A wash of flames explodes out a moment later, with the flaming pillar serving as the epicenter. The fire sweeps over all of us like a tsunami, red ascendant energy crackling within the flames and giving them superlative speed and strength. The centipede screeches and tries to escape, but there’s nowhere to escape to–its body, longer than some rivers, is engulfed. Looking above, my stomach drops–the fire stretches over the entire plane, coursing over it like an alight oil spill. The swiftness and totality of the destruction is mind-numbing.

The scene shifts to later, when the world softly smolders, the last embers dying out. Around us, the centipede’s corpse sticks half out of the lava, its limbs still twitching.

Snarling with rage, the Life practitioner’s narrowed eyes survey the destruction. Having already revived, the fire elementalist faces his adversary, grinning with malice. He says something, but Karanos provides no sound to the projection.

Spitting, the Life practitioner tries to tear the veil, only for the way to be closed to him, the fabric of reality unyielding.

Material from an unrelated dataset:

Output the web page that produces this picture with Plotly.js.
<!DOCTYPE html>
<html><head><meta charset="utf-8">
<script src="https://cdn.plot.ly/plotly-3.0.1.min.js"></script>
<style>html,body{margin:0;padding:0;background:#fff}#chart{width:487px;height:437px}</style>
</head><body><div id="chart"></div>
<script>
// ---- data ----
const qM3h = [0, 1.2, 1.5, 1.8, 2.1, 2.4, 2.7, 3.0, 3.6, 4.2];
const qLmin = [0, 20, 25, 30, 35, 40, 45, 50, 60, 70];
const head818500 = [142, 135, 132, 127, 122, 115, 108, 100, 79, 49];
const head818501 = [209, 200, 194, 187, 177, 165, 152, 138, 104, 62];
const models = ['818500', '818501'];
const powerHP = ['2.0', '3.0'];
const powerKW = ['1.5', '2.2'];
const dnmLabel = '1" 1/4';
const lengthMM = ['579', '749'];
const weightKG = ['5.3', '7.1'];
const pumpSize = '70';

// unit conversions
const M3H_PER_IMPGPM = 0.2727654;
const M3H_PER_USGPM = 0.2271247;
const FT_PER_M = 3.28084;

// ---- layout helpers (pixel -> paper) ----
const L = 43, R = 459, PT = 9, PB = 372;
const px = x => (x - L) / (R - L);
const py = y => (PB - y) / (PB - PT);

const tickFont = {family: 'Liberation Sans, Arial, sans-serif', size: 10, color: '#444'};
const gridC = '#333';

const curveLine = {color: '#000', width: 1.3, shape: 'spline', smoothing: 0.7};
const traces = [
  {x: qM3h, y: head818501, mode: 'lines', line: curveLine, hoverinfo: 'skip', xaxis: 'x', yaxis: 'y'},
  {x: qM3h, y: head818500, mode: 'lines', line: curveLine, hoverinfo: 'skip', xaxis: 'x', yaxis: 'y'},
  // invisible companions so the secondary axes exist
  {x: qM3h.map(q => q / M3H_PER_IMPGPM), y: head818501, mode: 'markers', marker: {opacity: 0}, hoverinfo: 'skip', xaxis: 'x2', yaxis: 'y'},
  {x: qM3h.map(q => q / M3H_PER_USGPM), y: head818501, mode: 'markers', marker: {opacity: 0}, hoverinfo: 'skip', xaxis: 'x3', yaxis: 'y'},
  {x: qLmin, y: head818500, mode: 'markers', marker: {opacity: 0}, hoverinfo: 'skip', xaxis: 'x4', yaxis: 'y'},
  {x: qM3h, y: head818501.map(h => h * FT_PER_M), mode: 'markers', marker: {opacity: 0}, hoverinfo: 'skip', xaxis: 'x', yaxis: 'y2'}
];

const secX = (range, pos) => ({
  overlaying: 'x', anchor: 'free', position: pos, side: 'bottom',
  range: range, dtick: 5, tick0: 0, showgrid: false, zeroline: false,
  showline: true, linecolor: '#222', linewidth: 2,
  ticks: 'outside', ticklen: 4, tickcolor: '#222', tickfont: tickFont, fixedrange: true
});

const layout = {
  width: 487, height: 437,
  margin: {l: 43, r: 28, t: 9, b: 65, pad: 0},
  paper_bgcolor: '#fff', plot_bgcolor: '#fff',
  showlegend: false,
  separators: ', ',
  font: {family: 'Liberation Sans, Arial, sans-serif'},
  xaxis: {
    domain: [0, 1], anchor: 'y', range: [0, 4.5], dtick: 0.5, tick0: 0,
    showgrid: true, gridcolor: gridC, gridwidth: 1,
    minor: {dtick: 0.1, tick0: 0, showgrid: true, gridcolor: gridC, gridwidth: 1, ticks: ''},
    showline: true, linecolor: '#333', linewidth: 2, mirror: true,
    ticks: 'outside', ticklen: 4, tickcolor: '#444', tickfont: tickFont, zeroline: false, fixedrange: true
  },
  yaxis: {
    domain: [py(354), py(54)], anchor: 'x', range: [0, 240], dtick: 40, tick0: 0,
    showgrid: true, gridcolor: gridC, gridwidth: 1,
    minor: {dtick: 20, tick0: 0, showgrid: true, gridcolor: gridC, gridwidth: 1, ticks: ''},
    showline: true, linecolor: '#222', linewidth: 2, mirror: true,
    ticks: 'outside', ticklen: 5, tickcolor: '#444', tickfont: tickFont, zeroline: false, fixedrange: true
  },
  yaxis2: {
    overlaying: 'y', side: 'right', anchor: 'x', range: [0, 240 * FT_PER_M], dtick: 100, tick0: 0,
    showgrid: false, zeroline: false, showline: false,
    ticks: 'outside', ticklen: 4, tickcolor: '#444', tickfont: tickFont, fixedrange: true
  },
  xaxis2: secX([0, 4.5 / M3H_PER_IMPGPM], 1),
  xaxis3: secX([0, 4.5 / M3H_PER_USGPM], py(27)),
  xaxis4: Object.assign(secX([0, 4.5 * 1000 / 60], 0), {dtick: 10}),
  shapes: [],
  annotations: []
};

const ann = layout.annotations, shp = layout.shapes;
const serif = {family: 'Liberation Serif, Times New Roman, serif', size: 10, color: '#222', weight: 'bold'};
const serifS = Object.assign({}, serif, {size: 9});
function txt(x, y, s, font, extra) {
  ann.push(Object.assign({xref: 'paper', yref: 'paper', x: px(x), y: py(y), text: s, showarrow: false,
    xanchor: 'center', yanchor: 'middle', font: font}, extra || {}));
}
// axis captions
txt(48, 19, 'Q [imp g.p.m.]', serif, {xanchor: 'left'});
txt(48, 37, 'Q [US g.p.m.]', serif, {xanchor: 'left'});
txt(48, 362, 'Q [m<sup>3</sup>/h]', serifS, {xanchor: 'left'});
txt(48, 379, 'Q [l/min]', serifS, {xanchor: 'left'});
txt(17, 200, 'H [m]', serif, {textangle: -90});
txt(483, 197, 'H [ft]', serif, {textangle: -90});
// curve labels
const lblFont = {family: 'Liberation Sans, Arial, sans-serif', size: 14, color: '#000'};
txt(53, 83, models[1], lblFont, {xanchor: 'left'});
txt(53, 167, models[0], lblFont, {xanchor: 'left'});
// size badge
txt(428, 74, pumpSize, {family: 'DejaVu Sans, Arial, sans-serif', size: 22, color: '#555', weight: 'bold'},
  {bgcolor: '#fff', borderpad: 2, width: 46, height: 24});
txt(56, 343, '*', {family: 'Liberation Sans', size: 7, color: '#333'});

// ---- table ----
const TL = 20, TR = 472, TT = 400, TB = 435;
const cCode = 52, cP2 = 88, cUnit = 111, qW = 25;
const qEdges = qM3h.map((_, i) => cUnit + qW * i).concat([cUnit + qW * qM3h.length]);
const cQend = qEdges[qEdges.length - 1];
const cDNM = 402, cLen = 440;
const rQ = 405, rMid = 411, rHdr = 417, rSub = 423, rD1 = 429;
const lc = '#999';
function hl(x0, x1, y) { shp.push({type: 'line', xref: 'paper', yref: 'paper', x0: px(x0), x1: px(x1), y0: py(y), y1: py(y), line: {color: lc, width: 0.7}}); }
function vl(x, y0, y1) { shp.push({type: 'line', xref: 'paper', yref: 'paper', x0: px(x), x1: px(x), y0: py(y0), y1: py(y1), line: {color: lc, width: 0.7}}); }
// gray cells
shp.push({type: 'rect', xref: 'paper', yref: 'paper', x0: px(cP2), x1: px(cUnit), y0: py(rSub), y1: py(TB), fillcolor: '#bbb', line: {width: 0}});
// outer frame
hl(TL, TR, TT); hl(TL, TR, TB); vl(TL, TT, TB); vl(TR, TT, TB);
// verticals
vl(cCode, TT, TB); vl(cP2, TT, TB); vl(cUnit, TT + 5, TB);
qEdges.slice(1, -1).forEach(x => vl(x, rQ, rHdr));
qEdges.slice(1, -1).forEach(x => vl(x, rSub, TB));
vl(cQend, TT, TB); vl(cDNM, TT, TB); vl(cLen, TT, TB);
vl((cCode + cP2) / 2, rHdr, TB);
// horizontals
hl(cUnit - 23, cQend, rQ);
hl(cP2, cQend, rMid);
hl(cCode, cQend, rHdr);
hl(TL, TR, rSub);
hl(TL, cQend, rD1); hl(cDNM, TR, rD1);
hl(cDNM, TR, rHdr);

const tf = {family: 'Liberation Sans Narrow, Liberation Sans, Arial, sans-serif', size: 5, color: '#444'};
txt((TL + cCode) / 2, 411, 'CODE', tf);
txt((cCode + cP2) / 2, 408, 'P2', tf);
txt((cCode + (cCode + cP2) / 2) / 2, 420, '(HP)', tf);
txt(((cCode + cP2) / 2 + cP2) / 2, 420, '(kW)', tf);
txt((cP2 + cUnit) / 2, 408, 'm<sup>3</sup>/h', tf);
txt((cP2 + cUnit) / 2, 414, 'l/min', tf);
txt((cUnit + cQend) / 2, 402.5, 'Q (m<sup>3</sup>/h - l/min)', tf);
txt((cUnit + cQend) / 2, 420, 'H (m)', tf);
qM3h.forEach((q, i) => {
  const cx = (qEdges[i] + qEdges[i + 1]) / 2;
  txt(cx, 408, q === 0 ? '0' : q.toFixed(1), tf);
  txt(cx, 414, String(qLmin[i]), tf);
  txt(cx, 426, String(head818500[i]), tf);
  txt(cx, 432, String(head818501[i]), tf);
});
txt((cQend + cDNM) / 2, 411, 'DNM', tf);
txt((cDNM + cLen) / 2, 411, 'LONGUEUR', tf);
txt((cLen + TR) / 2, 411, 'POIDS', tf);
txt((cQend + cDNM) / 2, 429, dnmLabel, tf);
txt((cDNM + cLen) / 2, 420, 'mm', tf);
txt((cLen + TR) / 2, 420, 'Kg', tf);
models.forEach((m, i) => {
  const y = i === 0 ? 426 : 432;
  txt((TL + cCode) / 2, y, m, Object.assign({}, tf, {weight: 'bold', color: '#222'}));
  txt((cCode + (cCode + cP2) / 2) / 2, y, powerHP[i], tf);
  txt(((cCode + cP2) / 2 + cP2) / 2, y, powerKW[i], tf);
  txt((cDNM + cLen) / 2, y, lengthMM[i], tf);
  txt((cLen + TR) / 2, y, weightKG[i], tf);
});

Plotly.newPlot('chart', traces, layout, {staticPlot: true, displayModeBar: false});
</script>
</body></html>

“This plane was so thoroughly ruined that its connection to other planes weakened,” Ash says. “And as a result, its veil is tough and pliant–difficult to pierce.”

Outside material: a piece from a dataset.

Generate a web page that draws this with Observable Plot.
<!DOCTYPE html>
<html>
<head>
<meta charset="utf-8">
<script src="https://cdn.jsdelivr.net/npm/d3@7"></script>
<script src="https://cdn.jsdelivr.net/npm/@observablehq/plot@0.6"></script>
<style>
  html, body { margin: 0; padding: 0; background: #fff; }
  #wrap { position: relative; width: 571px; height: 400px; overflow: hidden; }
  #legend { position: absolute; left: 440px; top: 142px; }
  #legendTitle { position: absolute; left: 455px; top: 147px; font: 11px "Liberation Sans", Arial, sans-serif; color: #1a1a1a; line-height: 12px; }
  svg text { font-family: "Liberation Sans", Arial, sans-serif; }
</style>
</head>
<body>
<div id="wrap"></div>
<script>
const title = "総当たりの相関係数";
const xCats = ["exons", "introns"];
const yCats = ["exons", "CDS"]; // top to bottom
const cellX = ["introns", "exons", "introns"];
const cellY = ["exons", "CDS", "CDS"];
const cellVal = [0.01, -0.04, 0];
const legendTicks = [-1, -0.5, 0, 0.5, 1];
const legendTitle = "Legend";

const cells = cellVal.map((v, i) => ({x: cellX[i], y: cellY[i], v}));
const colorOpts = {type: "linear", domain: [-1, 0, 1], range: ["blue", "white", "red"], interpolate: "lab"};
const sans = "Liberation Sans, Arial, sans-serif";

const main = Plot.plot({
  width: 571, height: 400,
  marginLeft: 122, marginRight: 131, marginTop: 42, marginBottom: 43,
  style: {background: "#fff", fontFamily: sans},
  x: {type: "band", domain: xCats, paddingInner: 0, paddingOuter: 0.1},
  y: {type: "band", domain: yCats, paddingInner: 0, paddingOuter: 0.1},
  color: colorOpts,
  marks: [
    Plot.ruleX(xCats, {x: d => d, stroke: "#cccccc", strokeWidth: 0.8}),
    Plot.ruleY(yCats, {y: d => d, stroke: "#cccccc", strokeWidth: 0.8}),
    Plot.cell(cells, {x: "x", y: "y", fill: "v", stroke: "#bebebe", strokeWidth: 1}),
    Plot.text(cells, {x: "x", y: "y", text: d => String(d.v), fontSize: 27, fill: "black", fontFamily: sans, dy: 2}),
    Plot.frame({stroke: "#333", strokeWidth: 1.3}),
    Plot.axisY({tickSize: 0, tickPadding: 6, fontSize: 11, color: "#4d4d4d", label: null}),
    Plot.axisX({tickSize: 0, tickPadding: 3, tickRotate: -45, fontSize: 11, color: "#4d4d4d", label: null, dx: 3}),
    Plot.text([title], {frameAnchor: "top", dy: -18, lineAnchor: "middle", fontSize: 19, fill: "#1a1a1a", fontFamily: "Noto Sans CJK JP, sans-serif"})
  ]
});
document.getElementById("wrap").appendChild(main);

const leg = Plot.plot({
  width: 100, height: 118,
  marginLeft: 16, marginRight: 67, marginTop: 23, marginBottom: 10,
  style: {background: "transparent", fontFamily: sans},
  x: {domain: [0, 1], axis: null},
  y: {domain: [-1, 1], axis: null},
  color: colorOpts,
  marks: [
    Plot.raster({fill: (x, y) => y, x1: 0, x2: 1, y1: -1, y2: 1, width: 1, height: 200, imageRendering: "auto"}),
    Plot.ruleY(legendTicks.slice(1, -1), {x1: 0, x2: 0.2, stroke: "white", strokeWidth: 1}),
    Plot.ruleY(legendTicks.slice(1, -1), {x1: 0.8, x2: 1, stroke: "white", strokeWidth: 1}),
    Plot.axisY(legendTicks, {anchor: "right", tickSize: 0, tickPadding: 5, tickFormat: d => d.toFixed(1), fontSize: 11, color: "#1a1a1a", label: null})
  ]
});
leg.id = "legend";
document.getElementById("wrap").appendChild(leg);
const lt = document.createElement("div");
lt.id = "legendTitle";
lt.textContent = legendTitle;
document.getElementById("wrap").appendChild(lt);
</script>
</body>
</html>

I can tell that Karanos slows time for what happens next, so we can see. The Life practitioner frantically moves to cut into the centipede and withdraw a series of eggs. No insect’s anatomy would ever have them so close to the exoskeleton. If I had to guess, the Life practitioner stimulated the cells of the centipede to rapidly differentiate into ovum.

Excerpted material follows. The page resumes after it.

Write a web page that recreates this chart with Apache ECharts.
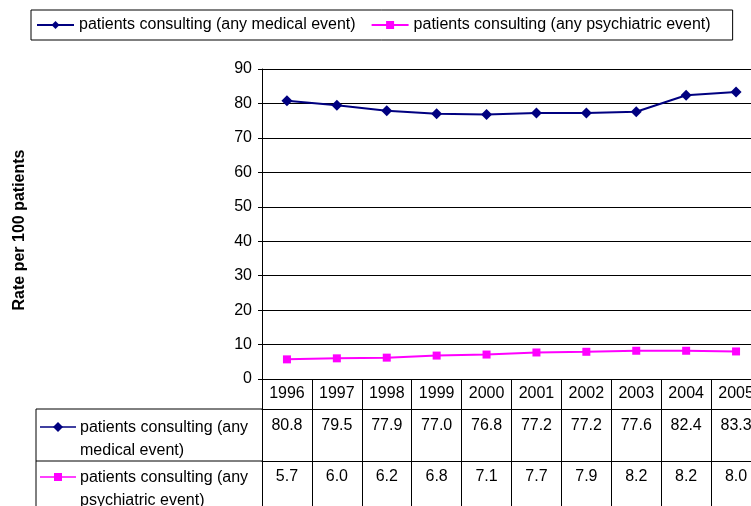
<!DOCTYPE html>
<html>
<head>
<meta charset="utf-8">
<script src="https://cdn.jsdelivr.net/npm/echarts@6/dist/echarts.min.js"></script>
<style>
    html, body { margin: 0; padding: 0; background: #fff; width: 751px; height: 506px; overflow: hidden; }
    /* the plot runs past the right edge in the original, so the canvas is wider than the window */
    #chart { width: 770px; height: 506px; }
</style>
</head>
<body>
<div id="chart"></div>
<script>
// data
const years = ['1996', '1997', '1998', '1999', '2000', '2001', '2002', '2003', '2004', '2005']
const medical = [80.8, 79.5, 77.9, 77.0, 76.8, 77.2, 77.2, 77.6, 82.4, 83.3]
const psychiatric = [5.7, 6.0, 6.2, 6.8, 7.1, 7.7, 7.9, 8.2, 8.2, 8.0]
const medName = 'patients consulting (any medical event)'
const psyName = 'patients consulting (any psychiatric event)'

const FONT = 'Liberation Sans, Arial, sans-serif'
const NAVY = '#000080'
const PINK = '#ff00ff'

let myChart = echarts.init(document.getElementById('chart'))

// one bottom axis per table row, its line draws the row border
const tableAxis = (offset, tickLen, margin, fmt) => ({
    type: 'category',
    gridIndex: 0,
    position: 'bottom',
    offset: offset,
    data: years,
    axisLine: { show: true, lineStyle: { color: '#000', width: 1 } },
    axisTick: { show: true, interval: 0, length: tickLen, lineStyle: { color: '#000', width: 1 } },
    axisLabel: {
        interval: 0,
        margin: margin,
        color: '#000',
        fontSize: 16,
        fontFamily: FONT,
        formatter: fmt
    },
    splitLine: { show: false }
})

const options = {
    backgroundColor: '#fff',
    animation: false,
    legend: {
        left: 31,
        top: 10,
        padding: [7, 22, 7, 5],
        borderColor: '#000',
        borderWidth: 1,
        itemWidth: 37,
        itemHeight: 10,
        itemGap: 15,
        textStyle: { color: '#000', fontSize: 16, fontFamily: FONT },
        data: [medName, psyName]
    },
    grid: {
        left: 262,
        top: 69,
        width: 499,
        bottom: 127
    },
    xAxis: [
        tableAxis(0, 30, 7, (v) => v),
        tableAxis(30, 52, 9, (v, i) => medical[i].toFixed(1)),
        tableAxis(82, 50, 8, (v, i) => psychiatric[i].toFixed(1))
    ],
    yAxis: {
        type: 'value',
        min: 0,
        max: 90,
        interval: 10,
        name: 'Rate per 100 patients',
        nameLocation: 'middle',
        nameGap: 234,
        nameRotate: 90,
        nameTextStyle: { color: '#000', fontSize: 16, fontWeight: 'bold', fontFamily: FONT, padding: [0, 12, 0, 0] },
        axisLine: { show: true, lineStyle: { color: '#000', width: 1 } },
        axisTick: { show: true, length: 4, lineStyle: { color: '#000' } },
        axisLabel: { color: '#000', fontSize: 16, fontFamily: FONT, margin: 10 },
        splitLine: { show: true, lineStyle: { color: '#000', width: 1 } }
    },
    series: [
        {
            name: medName,
            type: 'line',
            xAxisIndex: 0,
            data: medical,
            symbol: 'diamond',
            symbolSize: 11,
            lineStyle: { color: NAVY, width: 2 },
            itemStyle: { color: NAVY }
        },
        {
            name: psyName,
            type: 'line',
            xAxisIndex: 0,
            data: psychiatric,
            symbol: 'rect',
            symbolSize: 8,
            lineStyle: { color: PINK, width: 2 },
            itemStyle: { color: PINK }
        }
    ],
    // left column of the data table
    graphic: [
        { type: 'line', shape: { x1: 36, y1: 409, x2: 262, y2: 409 }, style: { stroke: '#000', lineWidth: 1 } },
        { type: 'line', shape: { x1: 36, y1: 461, x2: 262, y2: 461 }, style: { stroke: '#000', lineWidth: 1 } },
        { type: 'line', shape: { x1: 36, y1: 409, x2: 36, y2: 506 }, style: { stroke: '#000', lineWidth: 1 } },
        { type: 'line', shape: { x1: 40, y1: 427, x2: 76, y2: 427 }, style: { stroke: NAVY, lineWidth: 1.5 } },
        { type: 'polygon', shape: { points: [[58, 422], [63, 427], [58, 432], [53, 427]] }, style: { fill: NAVY } },
        {
            type: 'text', left: 80, top: 416,
            style: { text: 'patients consulting (any\nmedical event)', fill: '#000', font: '16px ' + FONT, lineHeight: 23 }
        },
        { type: 'line', shape: { x1: 40, y1: 477, x2: 76, y2: 477 }, style: { stroke: PINK, lineWidth: 1.5 } },
        { type: 'rect', shape: { x: 54, y: 473, width: 8, height: 8 }, style: { fill: PINK } },
        {
            type: 'text', left: 80, top: 466,
            style: { text: 'patients consulting (any\npsychiatric event)', fill: '#000', font: '16px ' + FONT, lineHeight: 23 }
        }
    ]
}

myChart.setOption(options)
</script>
</body>
</html>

The eggs disappear into a storage ring, then the Life practitioner flies away.

The fire elementalist shoots him with impunity, but without the intent to kill. His fire bolt destroys the entire right side of the Life practitioner, but the man repairs the damage and continues on. The elementalist trails the Life practitioner while raining fire down on him, short pops of energy that melt and ruin different body parts with uncanny precision.

As the Life practitioner flees, he wields his ascendant energy to cut into the veil, trying to find a weakness.

Karanos cuts to the future, showing the battered Life practitioner escaping through a veil vulnerability. The fire elementalist huffs and crosses his arms, then darts into the same tear in the veil, continuing his pursuit.

Then the scene pans back to the centipede corpse, embedded in dark, cooled lava. Part of its chitin begins to twitch. Then, thousands of centipedes emerge and crawl into the ruined world.

The projection fades.

“Vizier’s Crown is inhospitable, even to centipedes. But there is one that has managed to survive, a mutant kept alive by its ability to leech off of the ambient energy of the nether.” He nods to Jeseria, and the woman punches at the sky. A gale of wind cuts through the dark, oppressive clouds, revealing a sky dominated by a coil of violet.

It hits me then–it’s like the violet and green skylights from the nethereal rift in which Euryphel and I took refuge. And the centipede, a mutant able to live off of the energy of the nethereal light...it’s like a riftbeast.

Perhaps it is a riftbeast. I still don’t know how rifts form and develop attachments to mortal worlds, but maybe what Ash was saying is a clue. It’s connection to other planes weakened... and it isn’t a stretch for its connection to Eternity itself to wane, as well.

“For the hunt, you must find the centipede and kill it. The victor wins rights to the centipede’s body. This isn’t as much of a challenge if you’re all allowed to die as many times as you want.” He holds up three fingers. “Three lives. Your mentors will be both arbiters and teachers.” Ash smiles, his fangs glinting in the violet light of the sky coil. “And based on what I’ve seen of your skills, if you intend to kill the centipede with raw strength, you’ll be in for a nasty surprise.”